Greenwald appeared on the May 16 show Huffpost Live to discuss his new book, “No Place to Hide,” a chronicle of his Pulitzer prize-winning work with NSA whistleblower Edward Snowden. Interviewer Alyona Minkovski’s kept the discussion interesting with this timely question about the Times’ controversial personnel changes.
Minkovski: This week, Jill Abramson was ousted very abruptly from being executive editor of the New York Times. Now we know that Dean Baquet is taking over. In the book, you mention that in 2006 when he was at the LA Times, Baquet had actually stopped a story about the NSA and AT&T from being published. So, now that he’s going to be editor of the NYT, does that give you any hope for the paper in the future?
Greenwald: No. As a matter of fact, it doesn’t. I think, of all the executive editors of the New York Times, at least in recent history…well, I’ll say in the last 10 years since I’ve been paying extremely close attention to how the NYT functions…Jill Abramson was probably the best advocate for an adversarial relationship between the government and the media. I don’t know if she was always been that way, but in her stewardship of the paper as editor-in-chief, I think that was definitely the case. It didn’t surprise me to learn that she was trying to hire Janine Gibson my editor at The Guardian the editor-in-chief of The Guardian, U.S, who oversaw the reporting of the NSA in a very aggressive and fearless way, because I think that was the model Jill Abramson was trying to create. By contrast, her successor Dean Baquet does have a really disturbing history of practicing this form of journalism that is incredibly subservient to the American national security state; and if his past record and his past actions and statements are anything to go by, I think it signals that the New York Times is going to continue to descend downward into the sort of journalism that is very neutered and far too close to the political factions that it’s supposed to exercise oversight over. I’m willing to wait and see, and see what he does, but the past record is certainly not encouraging.

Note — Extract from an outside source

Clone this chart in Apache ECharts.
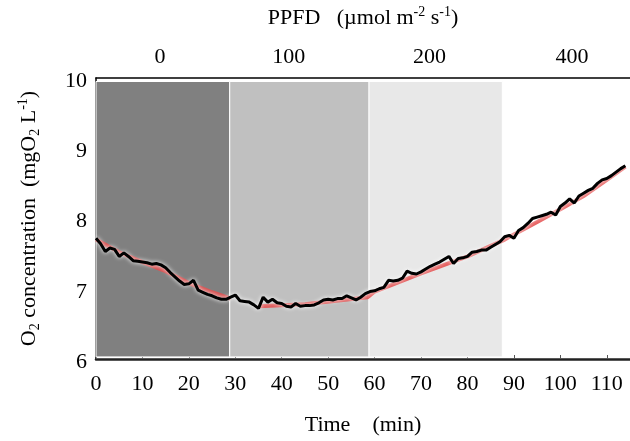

New York Magazine provides a bit of background on Baquet, also a Pulitzer-winner, and the AT&T story.
Pre-Snowden whistle-blower and AT&T technician Mark Klein worked for two months on a story with L.A. Times reporter Joe Menn, but then told the story “had been killed at the request of then-Director of National Intelligence John Negroponte and then-director of the NSA Gen. Michael Hayden,” ABC reported. “Baquet confirmed to ABCNews.com he talked with Negroponte and Hayden but says ‘government pressure played no role in my decision not to run the story.’ Baquet says he and managing editor Doug Frantz decided ‘we did not have a story, that we could not figure out what was going on’ based on Klein’s highly technical documents.”
This practice—encouraging a whistleblower, giving the government a heads up, then refusing to publish the story—is common in the news business. Its dangerous for whistleblowers, especially those who work on secret programs, because the government immediately begins looking for clues to the source’s identity. It is aided in the search by NSA’s massive collection of domestic emails and phone calls. Potentially, a whistleblower could be imprisoned for ‘disclosing’ information that is never publicly disclosed.
Fortunately, Klein did not hold a security clearance when he worked for AT&T and he retired before disclosing what he knew. It could have been a different story, however, for Edward Snowden, who avoided the New York Times because it similarly killed a 2004 story about NSA surveillance. Last November, Snowden told Advocate.com, “The bottom line is that sources risking serious harm to return public information to public hands must have absolute confidence that the journalists they go to will report on that information rather than bury it.”